Kanal İstanbul’un yapılmasına gelince, onu devlet yapmaz halk yapar. Zaman içinde yapar. Devlet şu zamanda şu yapılacak, şunu şu yapacak demez. Şu şöyle yapılacak, kim talip olursa o yapar. Devlet ihale de etmez. Mekani plan içinde insanlar istedikleri işleri istedikleri zaman yaparlar ama sonunda kanal olmuş olur.
*
İşte, siyasi partiler kanalın yapılmasını vaat ederlerken hangi usulle bunu yapacaklarını bildirmelidirler. Sosyalist iseler devlet yapacaktır derler. Kapitalist iseler yap işlet modeli ile yapacağım derler.
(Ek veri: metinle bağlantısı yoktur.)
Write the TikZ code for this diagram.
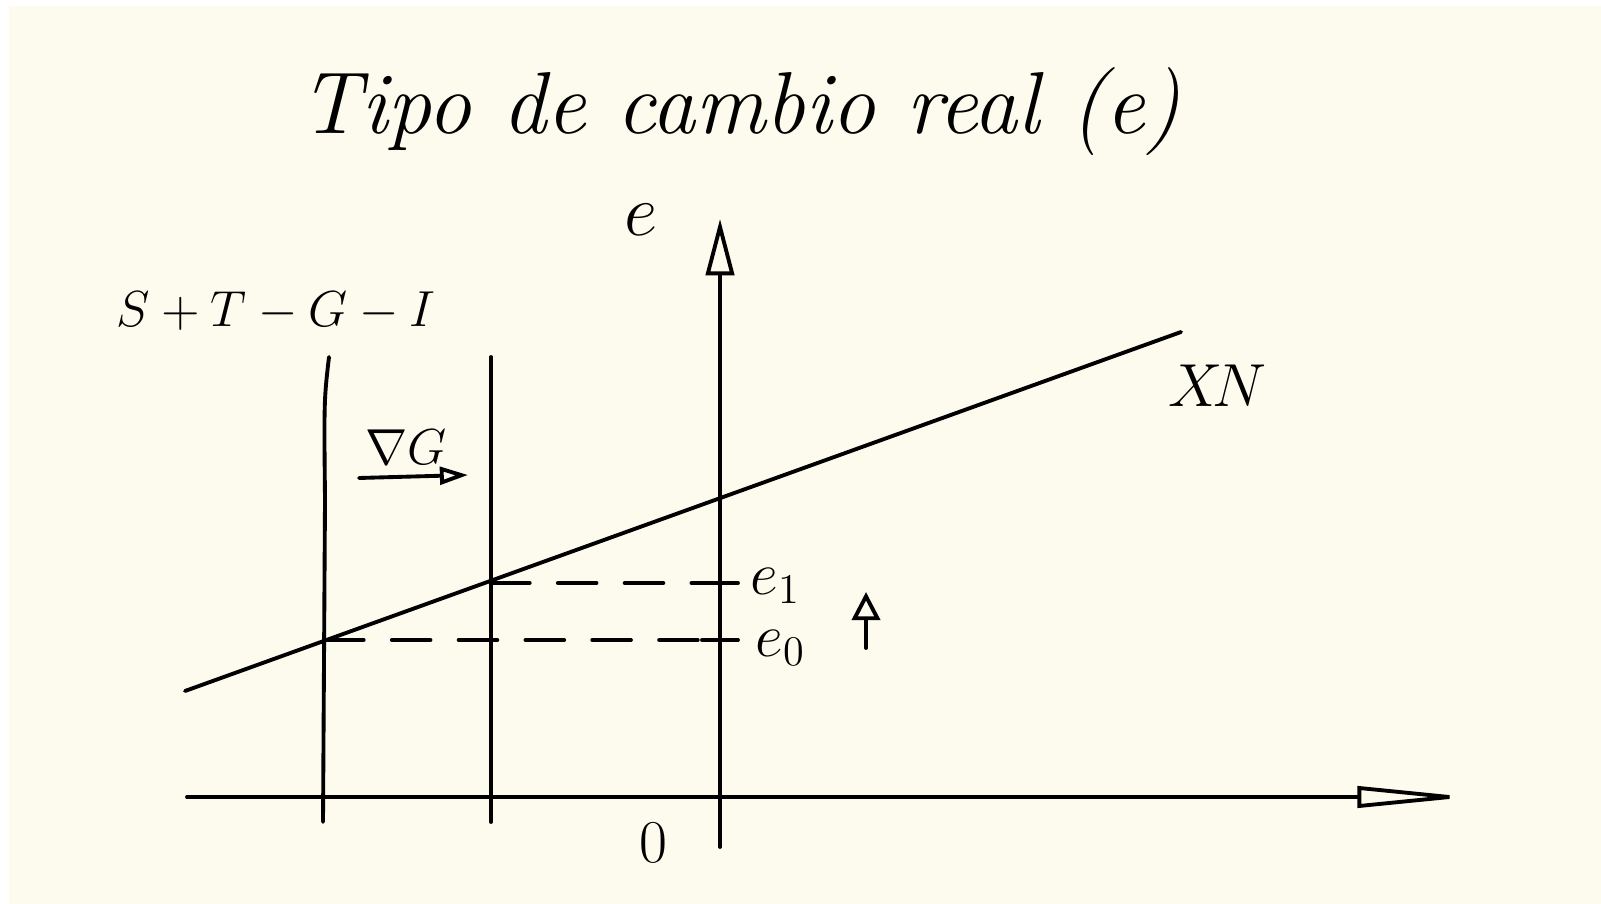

Liberalist iseler şimdilik biz bunu yapamayız derler.
Adil Düzenci iseler bunu halk yapacaktır derler.
Nasıl yapacaklardır?
Basit ve sade formülle yapacaklardır derler.
Kanal projesini ortak ederek teknisyenlere yaptırırız.
Sonra yine halkı ortak ederek toprağı hafrettiririz.
Yine ortak ederek beton döktürürüz.
Sonra ürettiğimiz kanala nazır arsaları ortaklara dağıtırız.
Yani, planlamada kararı devlet alır, halk inşa eder, plana göre inşasını halk yapar.
Bunu nasıl başarırız?
Kanal kooperatifini kurarız... Kanal senedini çıkarırız... Kanal çevresini, planlarız… Kanal senedi ile kanal arsa paylarını satarız...
Yerli yabancı herkes bunları alır ve kanal projesi böylece biter.
*
İşte, halk yukarıdaki dört öneriden hangisini kabul edecekse ona oy verir.
- Kanalı halk yapsın; SP
- Yap - İşlet - Devret; AKP
- Kanalı devlet yapsın; MHP
- Kanala hiç de gerek yok; CHP
Halk bu görüşlere oy verecektir.
*
Yalnız kanal için değil, başta Merkez Bankası’nın yönetilip işletilmesinden başlayıp her konuda hukuk devletin, teknoloji halkın veya her ikisi devletin veya her ikisi sermayenin veya sadece güvenlik devletin ...
İşte, ne zaman ki partiler bu seviyeye ulaşır, ne zaman ki halk bu seviyedeki partileri tercih eder, işte o zaman Türkiye “Adil Düzen”e gelmiş olur.
Yoksa, şimdiye kadar olduğu gibi “zulüm düzeni” devam eder.